TensorRT 训练后推理的利器
TensorRT is a large and flexible project. It can handle a variety of conversion and deployment workflows, and which workflow is best for you will depend on your specific use case and problem setting.
TensorRT provides several options for deployment, but all workflows involve the conversion of your model to an optimized representation, which TensorRT refers to as an engine.
Building a TensorRT workflow for your model involves picking the right deployment option, and the right combination of parameters for engine creation.

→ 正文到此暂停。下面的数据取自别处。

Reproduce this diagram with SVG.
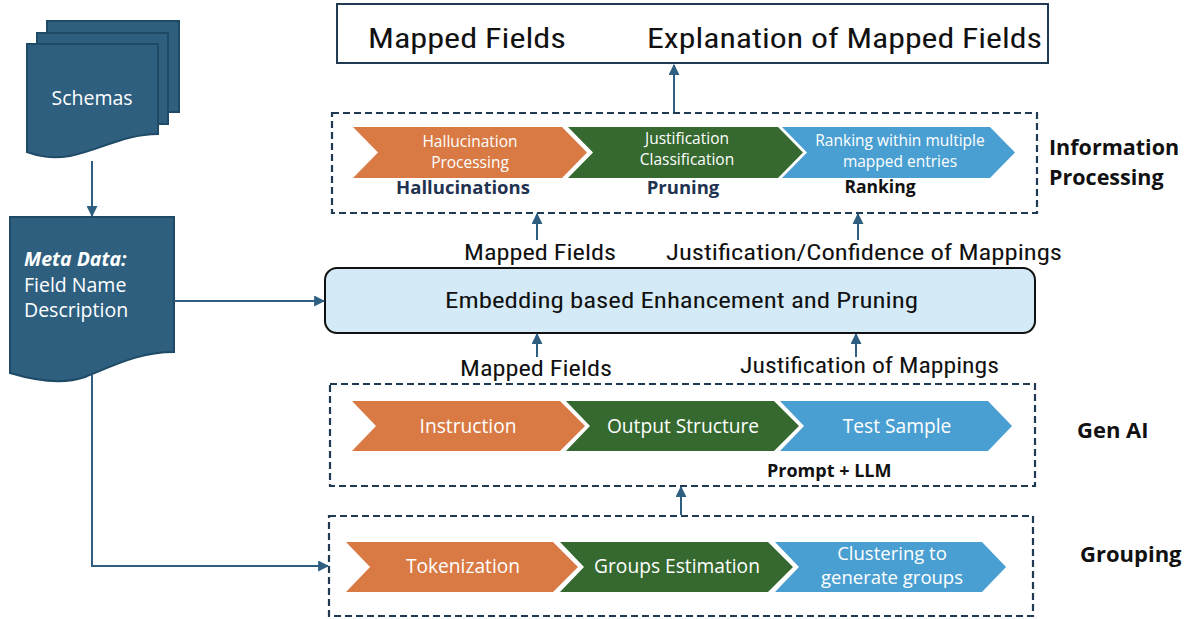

refer to https://docs.nvidia.com/deeplearning/tensorrt/quick-start-guide/index.html
TensorRT是一个高性能的深度学习推理(Inference)优化器,可以为深度学习应用提供低延迟、高吞吐率的部署推理。TensorRT可用于对超大规模数据中心、嵌入式平台或自动驾驶平台进行推理加速。TensorRT现已能支持TensorFlow、Caffe、Mxnet、Pytorch等几乎所有的深度学习框架,将TensorRT和NVIDIA的GPU结合起来,能在几乎所有的框架中进行快速和高效的部署推理。
TensorRT 是一个C++库,从 TensorRT 3 开始提供C++ API和Python API,主要用来针对 NVIDIA GPU进行 高性能推理(Inference)加速。